Counting the number of valuations via Quine algorithm in Prolog

Question

My logic teacher said in passing that Quines algorithm can be also used to count valuations. Unfortunately I cannot get my head around how this is done in Prolog?

The program would for example give, using
the syntax from the answer in Quines algorithm:

?- sat_count(X+Y, C).
C = 3

Since the truth table for the disjunction X+Y
has 3 rows that valuate to true:

X   Y   X+Y
0   0   0
0   1   1
1   0   1
1   1   1

Answer 1

Point of departure is Quines algorithm with its core predicate eval/2 which has the following specification. The source code of the Quine algorithm and the solution to the question can be found here.

/**
 * eval(A, R):
 * The predicate succeeds in R with a partial evaluated
 * Boolean formula. The predicate starts with the leaves
 * and calls simp after forming new nodes.
 */
% eval(+Formula, -Formula)

We first experimented with a labeling predicate, that will list all valuations without counting them. The predicate has a fast fail feature, if the partially evaluated formula is false (0) then labeling needs not to proceed, otherwise we simply probe the boolean values:

/**
 * labeling(L, A):
 * The predicate labels the variables from the list L in the formula A.
 */
% labeling(+List, +Formula)
labeling(_, A) :- A == 0, !, fail.
labeling([X|L], A) :- value(X), eval(A, B), labeling(L, B).
labeling([], A) :- A == 1.

Here is an example run:

?- labeling([X,Y], X+Y).
X = 0,
Y = 1 ;
X = 1,
Y = 0 ;
X = 1,
Y = 1

From the labeling predicate we derived a counting predicate using findall/3 from the ISO core standard. Instead of succeeding at the end we return 1, inbetween we sum the counts.

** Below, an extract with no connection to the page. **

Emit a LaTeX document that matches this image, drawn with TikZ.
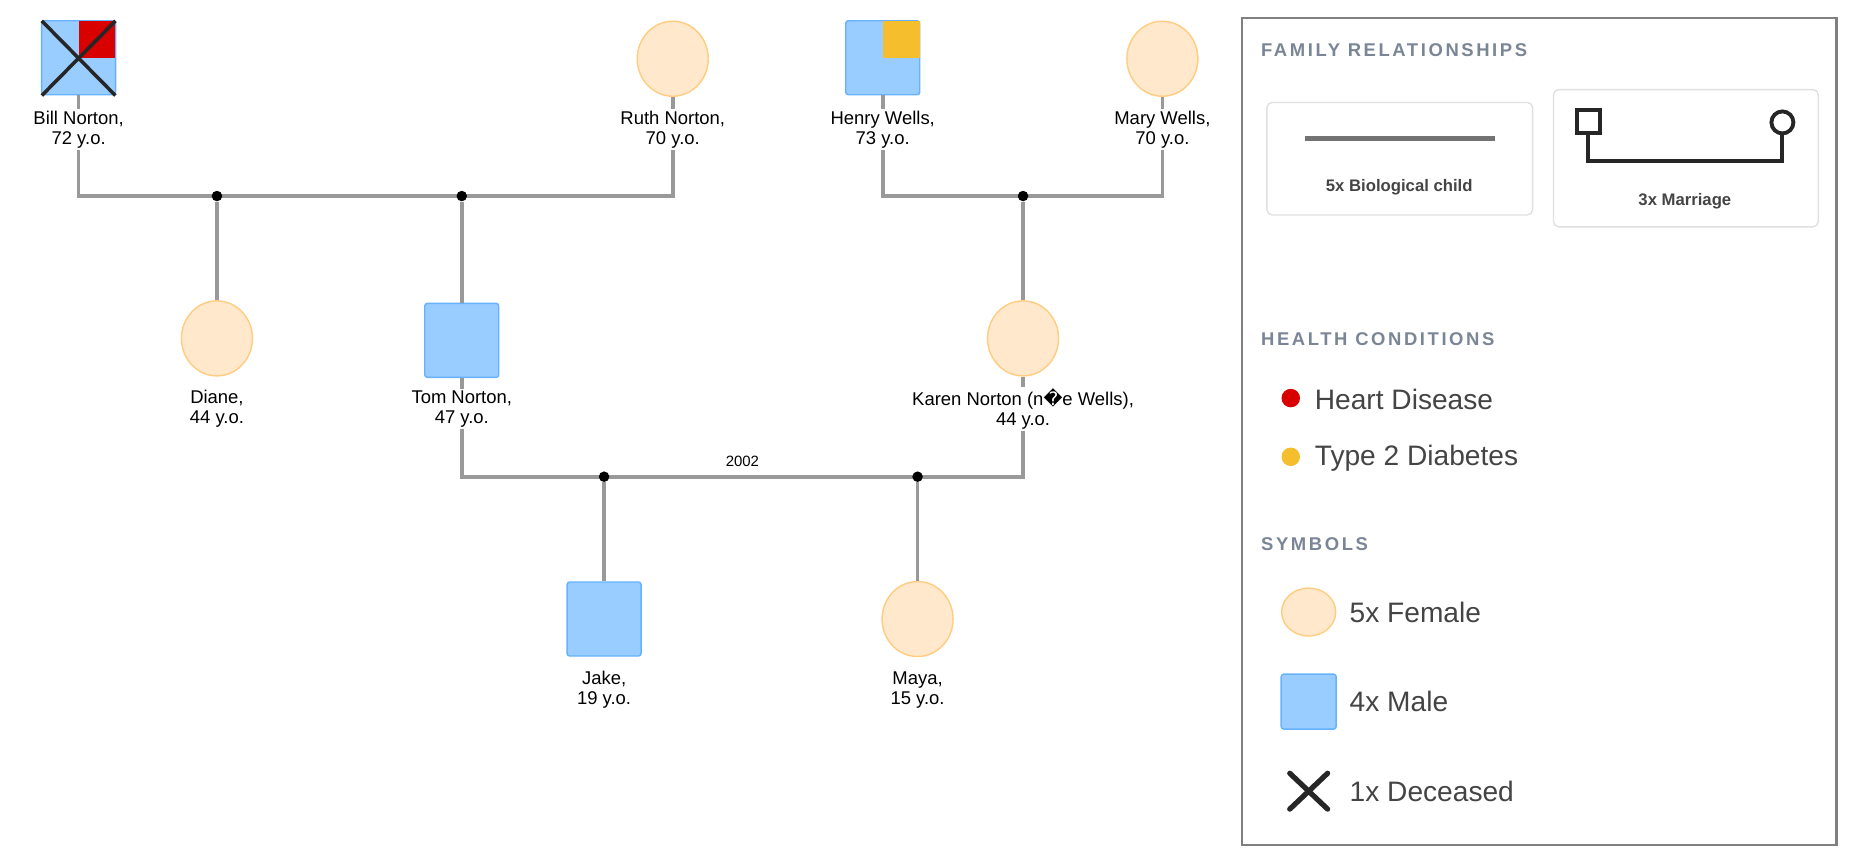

This does the job and also profits from fast failing:

/**
 * count(L, A, N):
 * The predicate silently labels the variables from the list L in the
 * formula A and succeeds in N with the count of the solutions.
 */
% count(+List, +Formula, -Integer)
count(_, A, C) :- A == 0, !, C = 0.
count([X|L], A, D) :-
   findall(C, (value(X), eval(A, B), count(L, B, C)), R),
   sum(R, 0, D).
count([], A, 1) :- A == 1.

Here is an example run:

?- count([X,Y], X+Y, C).
C = 3

The implementation might profit from some optimizations that we didn't implement. For example assigning values to a variable that does not anymore occure in the formula could be optimized away.